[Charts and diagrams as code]
+===+
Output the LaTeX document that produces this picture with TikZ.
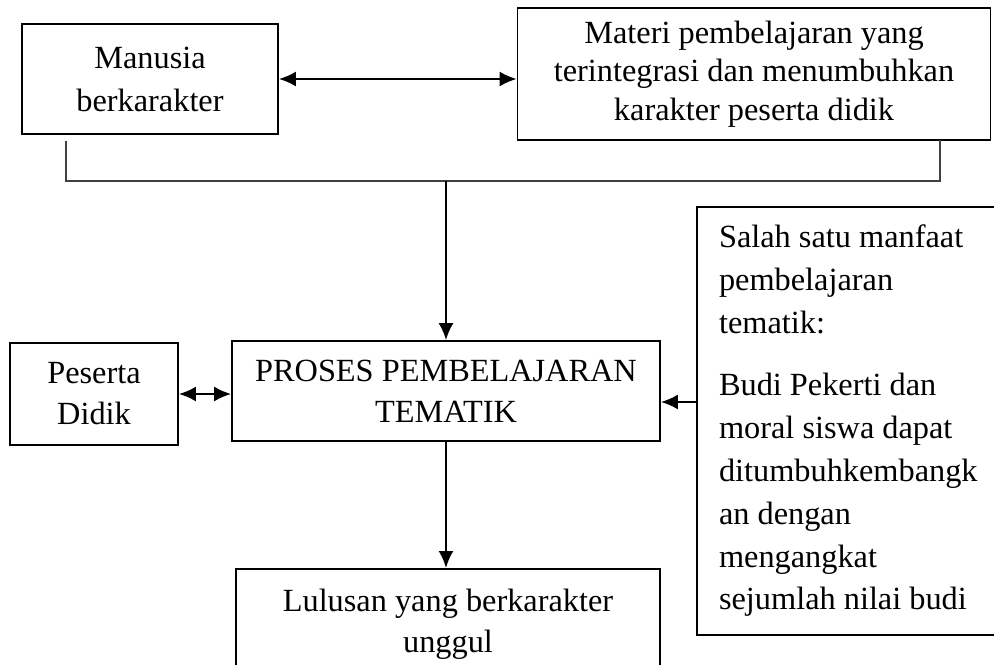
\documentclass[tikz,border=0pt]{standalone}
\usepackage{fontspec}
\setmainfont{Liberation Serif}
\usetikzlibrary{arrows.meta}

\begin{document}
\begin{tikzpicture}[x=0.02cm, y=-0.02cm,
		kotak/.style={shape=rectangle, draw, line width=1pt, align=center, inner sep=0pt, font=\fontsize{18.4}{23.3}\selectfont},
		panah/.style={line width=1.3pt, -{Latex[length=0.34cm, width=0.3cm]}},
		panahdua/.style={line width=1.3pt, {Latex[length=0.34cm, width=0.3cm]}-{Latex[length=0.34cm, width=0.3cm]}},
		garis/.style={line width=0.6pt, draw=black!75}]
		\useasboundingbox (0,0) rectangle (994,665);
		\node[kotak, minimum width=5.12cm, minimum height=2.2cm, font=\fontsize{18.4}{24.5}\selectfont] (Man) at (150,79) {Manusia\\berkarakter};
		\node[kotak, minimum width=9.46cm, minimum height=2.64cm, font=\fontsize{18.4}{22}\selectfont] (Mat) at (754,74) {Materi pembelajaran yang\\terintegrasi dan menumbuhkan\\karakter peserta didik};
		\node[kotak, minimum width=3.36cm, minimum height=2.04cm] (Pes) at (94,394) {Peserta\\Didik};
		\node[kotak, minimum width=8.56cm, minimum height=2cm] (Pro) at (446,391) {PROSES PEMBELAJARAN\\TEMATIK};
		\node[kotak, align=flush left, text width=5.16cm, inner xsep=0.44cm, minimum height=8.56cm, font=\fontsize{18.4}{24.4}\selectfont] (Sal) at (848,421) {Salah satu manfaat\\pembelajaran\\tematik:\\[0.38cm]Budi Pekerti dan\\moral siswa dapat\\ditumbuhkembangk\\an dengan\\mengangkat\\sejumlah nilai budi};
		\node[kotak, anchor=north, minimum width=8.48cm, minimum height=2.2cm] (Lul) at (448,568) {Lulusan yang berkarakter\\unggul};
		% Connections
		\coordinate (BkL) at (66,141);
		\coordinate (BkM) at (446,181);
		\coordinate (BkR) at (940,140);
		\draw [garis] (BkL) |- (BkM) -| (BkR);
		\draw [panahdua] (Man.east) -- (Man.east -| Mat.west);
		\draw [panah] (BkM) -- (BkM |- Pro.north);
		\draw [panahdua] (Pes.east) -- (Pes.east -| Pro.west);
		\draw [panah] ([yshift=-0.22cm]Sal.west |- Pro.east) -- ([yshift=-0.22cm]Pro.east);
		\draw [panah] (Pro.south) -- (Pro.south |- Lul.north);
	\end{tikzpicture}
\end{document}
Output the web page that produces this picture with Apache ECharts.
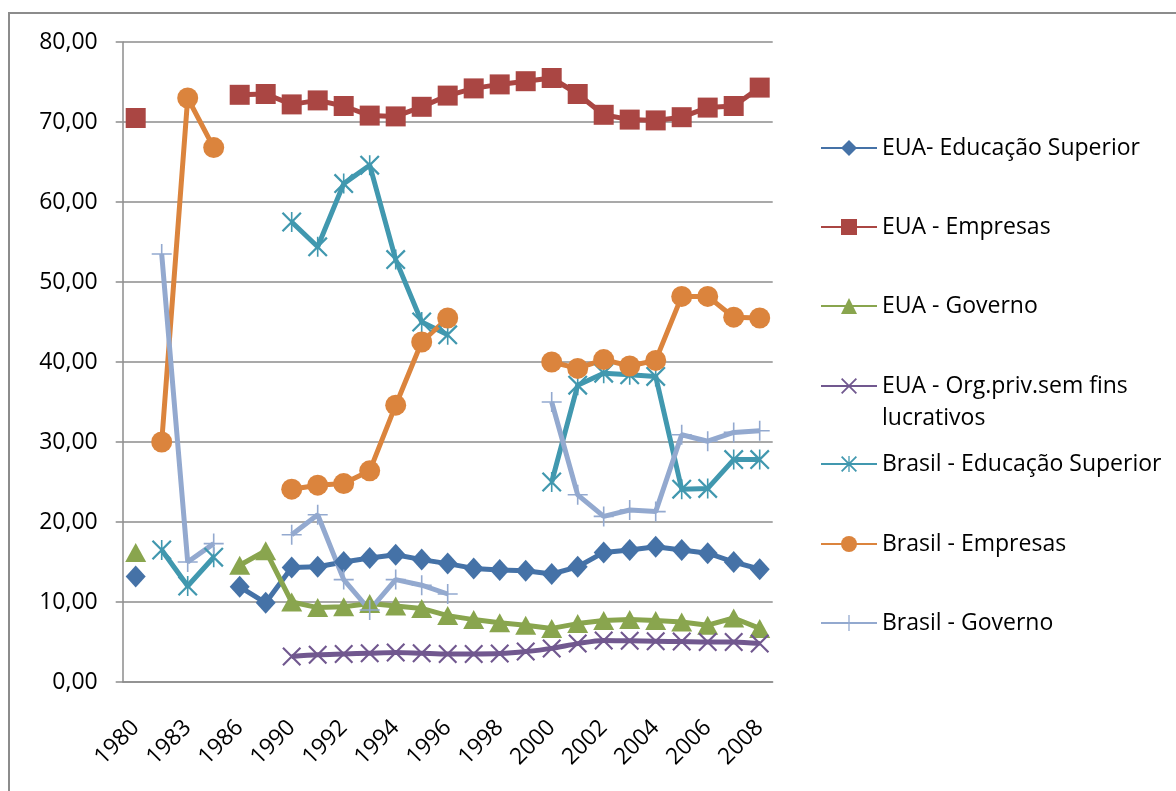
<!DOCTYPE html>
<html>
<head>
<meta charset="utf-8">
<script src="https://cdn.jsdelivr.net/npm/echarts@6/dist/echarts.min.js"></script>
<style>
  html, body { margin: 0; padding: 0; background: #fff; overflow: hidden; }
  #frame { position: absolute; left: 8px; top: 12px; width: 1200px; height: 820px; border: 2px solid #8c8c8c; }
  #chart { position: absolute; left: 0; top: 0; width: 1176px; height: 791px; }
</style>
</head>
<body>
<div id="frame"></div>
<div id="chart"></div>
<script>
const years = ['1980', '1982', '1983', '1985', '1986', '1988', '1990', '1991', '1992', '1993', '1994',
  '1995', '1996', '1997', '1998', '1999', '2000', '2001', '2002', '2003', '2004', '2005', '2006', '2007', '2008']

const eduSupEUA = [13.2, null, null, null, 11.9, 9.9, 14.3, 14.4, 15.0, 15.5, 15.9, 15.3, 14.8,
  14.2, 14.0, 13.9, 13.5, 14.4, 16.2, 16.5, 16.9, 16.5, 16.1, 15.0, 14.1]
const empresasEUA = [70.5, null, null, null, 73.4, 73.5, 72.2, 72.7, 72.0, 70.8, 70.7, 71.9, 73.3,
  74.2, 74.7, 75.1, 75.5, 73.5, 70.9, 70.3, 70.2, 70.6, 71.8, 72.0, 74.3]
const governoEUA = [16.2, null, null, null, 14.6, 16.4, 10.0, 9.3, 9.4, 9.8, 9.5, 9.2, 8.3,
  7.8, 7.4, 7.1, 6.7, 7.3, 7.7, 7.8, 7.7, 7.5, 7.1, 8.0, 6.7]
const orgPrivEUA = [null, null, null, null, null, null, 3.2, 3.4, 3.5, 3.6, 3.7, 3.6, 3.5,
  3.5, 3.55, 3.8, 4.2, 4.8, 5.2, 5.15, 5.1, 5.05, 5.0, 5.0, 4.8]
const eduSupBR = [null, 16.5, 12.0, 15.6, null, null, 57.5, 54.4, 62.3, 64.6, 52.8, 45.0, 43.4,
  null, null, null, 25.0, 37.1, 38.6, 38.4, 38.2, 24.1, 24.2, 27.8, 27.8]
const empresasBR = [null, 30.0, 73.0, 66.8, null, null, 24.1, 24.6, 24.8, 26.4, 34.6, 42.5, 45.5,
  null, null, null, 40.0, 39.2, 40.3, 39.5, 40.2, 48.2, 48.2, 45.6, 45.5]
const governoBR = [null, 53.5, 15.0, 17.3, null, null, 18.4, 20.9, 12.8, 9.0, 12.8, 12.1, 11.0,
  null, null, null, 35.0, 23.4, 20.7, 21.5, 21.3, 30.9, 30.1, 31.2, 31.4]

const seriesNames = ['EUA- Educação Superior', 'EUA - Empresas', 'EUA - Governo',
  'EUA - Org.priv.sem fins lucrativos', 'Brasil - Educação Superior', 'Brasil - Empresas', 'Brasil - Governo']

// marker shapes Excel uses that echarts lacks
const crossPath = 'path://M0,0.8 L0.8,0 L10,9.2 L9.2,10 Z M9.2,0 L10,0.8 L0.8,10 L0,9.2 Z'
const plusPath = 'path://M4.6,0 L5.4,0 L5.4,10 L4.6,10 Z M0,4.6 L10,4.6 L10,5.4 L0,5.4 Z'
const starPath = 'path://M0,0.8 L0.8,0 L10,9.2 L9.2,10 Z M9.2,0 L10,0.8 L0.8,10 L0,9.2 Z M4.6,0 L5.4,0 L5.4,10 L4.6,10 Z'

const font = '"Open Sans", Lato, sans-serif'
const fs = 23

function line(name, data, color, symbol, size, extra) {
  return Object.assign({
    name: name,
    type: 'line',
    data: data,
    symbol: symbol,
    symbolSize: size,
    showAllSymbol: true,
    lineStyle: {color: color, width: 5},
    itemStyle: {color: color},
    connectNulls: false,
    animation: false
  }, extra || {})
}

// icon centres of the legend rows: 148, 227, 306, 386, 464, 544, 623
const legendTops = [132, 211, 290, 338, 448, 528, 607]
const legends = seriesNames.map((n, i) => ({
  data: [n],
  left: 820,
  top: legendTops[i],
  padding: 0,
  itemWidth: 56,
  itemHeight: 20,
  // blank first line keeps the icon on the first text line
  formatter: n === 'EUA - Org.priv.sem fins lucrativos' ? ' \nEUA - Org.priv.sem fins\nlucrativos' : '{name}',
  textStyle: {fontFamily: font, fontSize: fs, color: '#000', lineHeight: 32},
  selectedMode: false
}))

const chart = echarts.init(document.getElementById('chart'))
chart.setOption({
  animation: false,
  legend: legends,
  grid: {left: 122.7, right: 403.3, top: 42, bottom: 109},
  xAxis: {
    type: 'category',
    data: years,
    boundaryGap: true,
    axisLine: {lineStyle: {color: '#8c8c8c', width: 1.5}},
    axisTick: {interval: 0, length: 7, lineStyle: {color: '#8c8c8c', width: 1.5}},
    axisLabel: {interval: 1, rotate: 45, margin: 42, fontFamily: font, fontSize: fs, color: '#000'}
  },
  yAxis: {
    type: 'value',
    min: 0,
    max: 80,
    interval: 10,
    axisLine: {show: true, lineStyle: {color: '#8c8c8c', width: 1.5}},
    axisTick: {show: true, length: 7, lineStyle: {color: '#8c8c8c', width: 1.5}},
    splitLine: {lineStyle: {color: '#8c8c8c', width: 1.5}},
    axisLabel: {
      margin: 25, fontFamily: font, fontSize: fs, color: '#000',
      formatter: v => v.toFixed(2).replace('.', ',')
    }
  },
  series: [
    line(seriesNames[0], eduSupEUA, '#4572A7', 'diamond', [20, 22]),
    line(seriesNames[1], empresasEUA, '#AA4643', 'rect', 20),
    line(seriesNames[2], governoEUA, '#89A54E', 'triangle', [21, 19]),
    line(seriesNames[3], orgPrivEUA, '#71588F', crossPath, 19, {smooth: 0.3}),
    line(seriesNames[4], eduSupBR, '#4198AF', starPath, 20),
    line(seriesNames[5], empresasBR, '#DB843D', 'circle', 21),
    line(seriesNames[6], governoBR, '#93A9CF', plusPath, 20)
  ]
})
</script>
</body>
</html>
+===+
__What the task requires__
With the pictures removed from your copy, retype the lines above from the one that contains "Output the web" through the one that contains "30.1, 31.2, 31.4]", exactly.

__Solved problem__
Output the web page that produces this picture with Apache ECharts.
<!DOCTYPE html>
<html>
<head>
<meta charset="utf-8">
<script src="https://cdn.jsdelivr.net/npm/echarts@6/dist/echarts.min.js"></script>
<style>
  html, body { margin: 0; padding: 0; background: #fff; overflow: hidden; }
  #frame { position: absolute; left: 8px; top: 12px; width: 1200px; height: 820px; border: 2px solid #8c8c8c; }
  #chart { position: absolute; left: 0; top: 0; width: 1176px; height: 791px; }
</style>
</head>
<body>
<div id="frame"></div>
<div id="chart"></div>
<script>
const years = ['1980', '1982', '1983', '1985', '1986', '1988', '1990', '1991', '1992', '1993', '1994',
  '1995', '1996', '1997', '1998', '1999', '2000', '2001', '2002', '2003', '2004', '2005', '2006', '2007', '2008']

const eduSupEUA = [13.2, null, null, null, 11.9, 9.9, 14.3, 14.4, 15.0, 15.5, 15.9, 15.3, 14.8,
  14.2, 14.0, 13.9, 13.5, 14.4, 16.2, 16.5, 16.9, 16.5, 16.1, 15.0, 14.1]
const empresasEUA = [70.5, null, null, null, 73.4, 73.5, 72.2, 72.7, 72.0, 70.8, 70.7, 71.9, 73.3,
  74.2, 74.7, 75.1, 75.5, 73.5, 70.9, 70.3, 70.2, 70.6, 71.8, 72.0, 74.3]
const governoEUA = [16.2, null, null, null, 14.6, 16.4, 10.0, 9.3, 9.4, 9.8, 9.5, 9.2, 8.3,
  7.8, 7.4, 7.1, 6.7, 7.3, 7.7, 7.8, 7.7, 7.5, 7.1, 8.0, 6.7]
const orgPrivEUA = [null, null, null, null, null, null, 3.2, 3.4, 3.5, 3.6, 3.7, 3.6, 3.5,
  3.5, 3.55, 3.8, 4.2, 4.8, 5.2, 5.15, 5.1, 5.05, 5.0, 5.0, 4.8]
const eduSupBR = [null, 16.5, 12.0, 15.6, null, null, 57.5, 54.4, 62.3, 64.6, 52.8, 45.0, 43.4,
  null, null, null, 25.0, 37.1, 38.6, 38.4, 38.2, 24.1, 24.2, 27.8, 27.8]
const empresasBR = [null, 30.0, 73.0, 66.8, null, null, 24.1, 24.6, 24.8, 26.4, 34.6, 42.5, 45.5,
  null, null, null, 40.0, 39.2, 40.3, 39.5, 40.2, 48.2, 48.2, 45.6, 45.5]
const governoBR = [null, 53.5, 15.0, 17.3, null, null, 18.4, 20.9, 12.8, 9.0, 12.8, 12.1, 11.0,
  null, null, null, 35.0, 23.4, 20.7, 21.5, 21.3, 30.9, 30.1, 31.2, 31.4]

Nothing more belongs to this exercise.